• [DATA EXTRACT]:

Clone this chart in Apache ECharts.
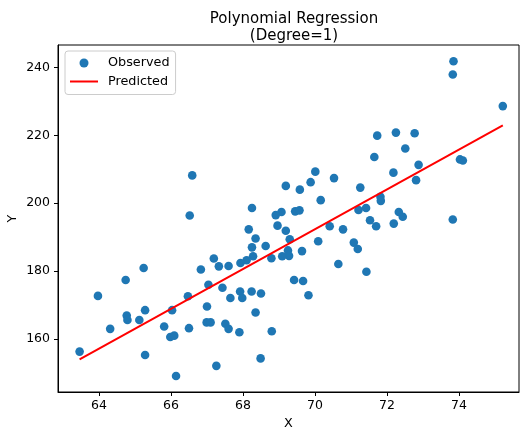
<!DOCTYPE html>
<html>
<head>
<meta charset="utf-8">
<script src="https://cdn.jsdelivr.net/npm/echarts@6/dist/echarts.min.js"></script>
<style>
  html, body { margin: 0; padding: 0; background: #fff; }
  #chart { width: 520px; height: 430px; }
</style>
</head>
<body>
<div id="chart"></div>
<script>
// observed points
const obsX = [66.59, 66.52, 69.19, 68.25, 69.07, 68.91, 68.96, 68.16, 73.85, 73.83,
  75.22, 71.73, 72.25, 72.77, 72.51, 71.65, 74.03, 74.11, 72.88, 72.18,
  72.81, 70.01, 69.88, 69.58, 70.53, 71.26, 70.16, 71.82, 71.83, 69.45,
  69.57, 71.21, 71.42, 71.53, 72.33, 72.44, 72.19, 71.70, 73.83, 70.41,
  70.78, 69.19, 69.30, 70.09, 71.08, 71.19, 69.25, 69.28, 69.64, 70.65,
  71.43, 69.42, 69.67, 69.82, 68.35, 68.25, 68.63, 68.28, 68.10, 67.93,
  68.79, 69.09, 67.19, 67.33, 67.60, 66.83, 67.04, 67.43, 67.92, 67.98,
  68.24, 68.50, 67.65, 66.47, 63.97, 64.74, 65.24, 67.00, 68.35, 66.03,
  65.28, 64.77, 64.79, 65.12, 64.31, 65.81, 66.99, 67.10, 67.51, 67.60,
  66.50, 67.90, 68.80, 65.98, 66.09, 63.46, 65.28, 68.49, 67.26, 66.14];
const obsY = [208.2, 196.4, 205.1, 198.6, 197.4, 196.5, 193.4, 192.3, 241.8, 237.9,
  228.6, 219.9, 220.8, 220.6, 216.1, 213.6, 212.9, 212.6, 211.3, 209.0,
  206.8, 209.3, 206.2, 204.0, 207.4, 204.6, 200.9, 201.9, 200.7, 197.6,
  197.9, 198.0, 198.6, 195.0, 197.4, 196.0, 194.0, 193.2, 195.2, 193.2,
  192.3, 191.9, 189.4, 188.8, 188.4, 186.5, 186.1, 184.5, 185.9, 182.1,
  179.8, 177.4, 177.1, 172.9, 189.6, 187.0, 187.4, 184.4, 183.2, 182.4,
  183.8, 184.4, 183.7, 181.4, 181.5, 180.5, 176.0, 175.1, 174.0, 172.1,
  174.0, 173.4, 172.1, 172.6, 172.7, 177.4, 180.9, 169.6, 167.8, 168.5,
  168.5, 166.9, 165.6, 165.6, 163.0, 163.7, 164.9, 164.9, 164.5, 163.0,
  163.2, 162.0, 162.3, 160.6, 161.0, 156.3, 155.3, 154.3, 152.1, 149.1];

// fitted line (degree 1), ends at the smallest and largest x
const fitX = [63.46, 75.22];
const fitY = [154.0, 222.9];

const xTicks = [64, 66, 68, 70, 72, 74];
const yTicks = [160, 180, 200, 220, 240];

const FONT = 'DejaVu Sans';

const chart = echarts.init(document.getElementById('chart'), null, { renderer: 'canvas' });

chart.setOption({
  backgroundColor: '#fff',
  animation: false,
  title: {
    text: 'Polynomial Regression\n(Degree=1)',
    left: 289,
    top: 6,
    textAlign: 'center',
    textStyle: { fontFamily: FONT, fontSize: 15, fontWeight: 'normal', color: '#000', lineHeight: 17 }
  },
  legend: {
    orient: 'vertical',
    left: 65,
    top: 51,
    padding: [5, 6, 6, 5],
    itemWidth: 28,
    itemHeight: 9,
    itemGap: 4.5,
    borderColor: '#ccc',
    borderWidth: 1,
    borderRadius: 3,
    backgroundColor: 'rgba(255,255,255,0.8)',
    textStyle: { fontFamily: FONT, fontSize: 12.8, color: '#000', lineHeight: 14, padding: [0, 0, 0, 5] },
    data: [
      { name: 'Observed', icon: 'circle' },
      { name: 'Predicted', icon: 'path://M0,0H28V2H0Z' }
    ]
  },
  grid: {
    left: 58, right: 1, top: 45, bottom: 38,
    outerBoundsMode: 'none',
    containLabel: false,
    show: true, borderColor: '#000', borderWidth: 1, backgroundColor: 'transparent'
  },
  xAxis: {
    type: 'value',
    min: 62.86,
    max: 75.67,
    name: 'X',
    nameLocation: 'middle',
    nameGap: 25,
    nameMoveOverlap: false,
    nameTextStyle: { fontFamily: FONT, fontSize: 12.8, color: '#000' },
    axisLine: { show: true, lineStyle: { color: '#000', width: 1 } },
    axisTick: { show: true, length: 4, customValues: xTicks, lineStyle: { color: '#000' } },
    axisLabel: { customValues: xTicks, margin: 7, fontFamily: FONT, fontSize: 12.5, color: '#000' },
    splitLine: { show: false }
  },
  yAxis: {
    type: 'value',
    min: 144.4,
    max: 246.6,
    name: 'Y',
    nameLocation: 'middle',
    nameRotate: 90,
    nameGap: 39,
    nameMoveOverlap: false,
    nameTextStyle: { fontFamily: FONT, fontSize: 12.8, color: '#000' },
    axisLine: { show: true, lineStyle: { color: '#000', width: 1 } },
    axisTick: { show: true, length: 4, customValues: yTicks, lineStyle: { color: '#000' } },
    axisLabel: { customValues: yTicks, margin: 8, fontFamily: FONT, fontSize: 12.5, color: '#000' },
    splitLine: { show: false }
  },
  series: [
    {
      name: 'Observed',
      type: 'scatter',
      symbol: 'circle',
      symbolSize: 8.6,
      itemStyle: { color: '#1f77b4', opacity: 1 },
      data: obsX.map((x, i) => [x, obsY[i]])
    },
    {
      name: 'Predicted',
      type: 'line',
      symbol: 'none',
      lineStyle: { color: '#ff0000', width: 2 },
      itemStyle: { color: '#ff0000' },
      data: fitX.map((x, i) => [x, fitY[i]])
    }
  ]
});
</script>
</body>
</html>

...

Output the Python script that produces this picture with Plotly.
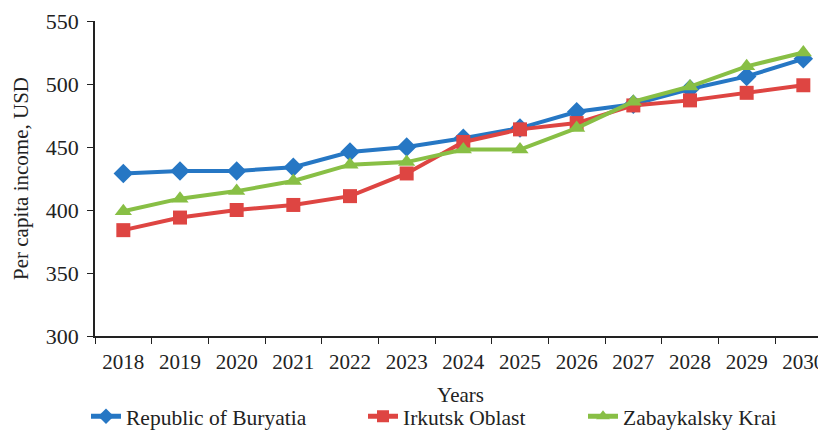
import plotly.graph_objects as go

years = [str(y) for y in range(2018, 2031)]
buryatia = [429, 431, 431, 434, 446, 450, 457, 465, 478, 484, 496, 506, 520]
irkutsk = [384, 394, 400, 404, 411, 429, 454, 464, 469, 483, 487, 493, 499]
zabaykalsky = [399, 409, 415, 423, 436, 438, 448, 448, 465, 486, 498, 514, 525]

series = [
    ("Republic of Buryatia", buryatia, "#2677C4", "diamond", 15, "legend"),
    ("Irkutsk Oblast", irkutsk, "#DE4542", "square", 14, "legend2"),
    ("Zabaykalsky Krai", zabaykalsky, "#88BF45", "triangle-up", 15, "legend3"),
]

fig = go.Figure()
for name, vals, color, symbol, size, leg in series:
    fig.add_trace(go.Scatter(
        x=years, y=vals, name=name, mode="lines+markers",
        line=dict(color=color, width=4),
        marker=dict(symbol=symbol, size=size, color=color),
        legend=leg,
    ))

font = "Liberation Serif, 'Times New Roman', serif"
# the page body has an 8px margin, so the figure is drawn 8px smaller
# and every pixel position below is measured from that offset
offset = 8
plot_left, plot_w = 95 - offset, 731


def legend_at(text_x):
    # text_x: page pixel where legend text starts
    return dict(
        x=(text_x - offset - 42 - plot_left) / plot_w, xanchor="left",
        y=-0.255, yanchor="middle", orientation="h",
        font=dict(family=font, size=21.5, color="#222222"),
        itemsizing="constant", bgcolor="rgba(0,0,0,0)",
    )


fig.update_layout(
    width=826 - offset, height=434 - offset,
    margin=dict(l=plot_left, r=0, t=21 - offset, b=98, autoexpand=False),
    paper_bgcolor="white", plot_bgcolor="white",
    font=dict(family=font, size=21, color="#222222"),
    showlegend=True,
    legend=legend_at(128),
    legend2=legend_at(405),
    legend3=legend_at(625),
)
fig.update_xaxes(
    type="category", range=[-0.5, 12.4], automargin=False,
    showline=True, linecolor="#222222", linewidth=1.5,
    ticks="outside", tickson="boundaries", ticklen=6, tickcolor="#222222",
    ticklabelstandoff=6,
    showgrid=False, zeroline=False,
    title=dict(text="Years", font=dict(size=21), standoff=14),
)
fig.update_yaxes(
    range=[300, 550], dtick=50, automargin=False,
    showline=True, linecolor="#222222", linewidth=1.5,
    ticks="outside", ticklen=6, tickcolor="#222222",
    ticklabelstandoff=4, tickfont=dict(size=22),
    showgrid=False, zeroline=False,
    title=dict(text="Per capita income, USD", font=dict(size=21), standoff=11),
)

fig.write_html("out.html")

==

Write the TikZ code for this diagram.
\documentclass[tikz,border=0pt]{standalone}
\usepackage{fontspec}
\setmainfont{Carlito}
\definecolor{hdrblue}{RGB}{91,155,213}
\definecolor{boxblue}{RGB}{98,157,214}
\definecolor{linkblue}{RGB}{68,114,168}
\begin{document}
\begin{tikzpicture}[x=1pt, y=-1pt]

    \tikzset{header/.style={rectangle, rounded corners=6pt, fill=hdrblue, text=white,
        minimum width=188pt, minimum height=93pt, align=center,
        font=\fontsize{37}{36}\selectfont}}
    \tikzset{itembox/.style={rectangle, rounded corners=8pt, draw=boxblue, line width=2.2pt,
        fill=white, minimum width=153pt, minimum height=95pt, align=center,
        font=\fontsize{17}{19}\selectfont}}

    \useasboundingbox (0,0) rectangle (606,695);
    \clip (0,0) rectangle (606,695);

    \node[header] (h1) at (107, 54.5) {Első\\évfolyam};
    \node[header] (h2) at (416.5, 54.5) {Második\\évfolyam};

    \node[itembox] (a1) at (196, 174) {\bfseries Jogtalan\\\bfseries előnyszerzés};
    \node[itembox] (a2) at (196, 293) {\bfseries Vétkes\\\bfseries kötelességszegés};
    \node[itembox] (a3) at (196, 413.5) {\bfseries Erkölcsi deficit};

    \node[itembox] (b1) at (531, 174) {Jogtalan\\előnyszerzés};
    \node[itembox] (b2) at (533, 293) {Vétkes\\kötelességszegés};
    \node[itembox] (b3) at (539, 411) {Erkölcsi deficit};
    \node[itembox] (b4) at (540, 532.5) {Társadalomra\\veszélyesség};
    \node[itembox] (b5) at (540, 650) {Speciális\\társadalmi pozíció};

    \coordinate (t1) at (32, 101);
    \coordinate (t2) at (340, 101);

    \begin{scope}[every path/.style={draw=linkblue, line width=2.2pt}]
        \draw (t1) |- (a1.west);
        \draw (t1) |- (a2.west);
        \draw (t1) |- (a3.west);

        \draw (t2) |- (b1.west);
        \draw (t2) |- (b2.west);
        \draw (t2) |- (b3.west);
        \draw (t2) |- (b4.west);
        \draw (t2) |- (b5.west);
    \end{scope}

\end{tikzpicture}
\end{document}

• [REQUEST]: Take only the lines above from the one that has "Output the Python" through the one that has "import plotly.graph_objects as go" and reproduce them exactly, omitting any pictures.

• [REPLY]:
Output the Python script that produces this picture with Plotly.
import plotly.graph_objects as go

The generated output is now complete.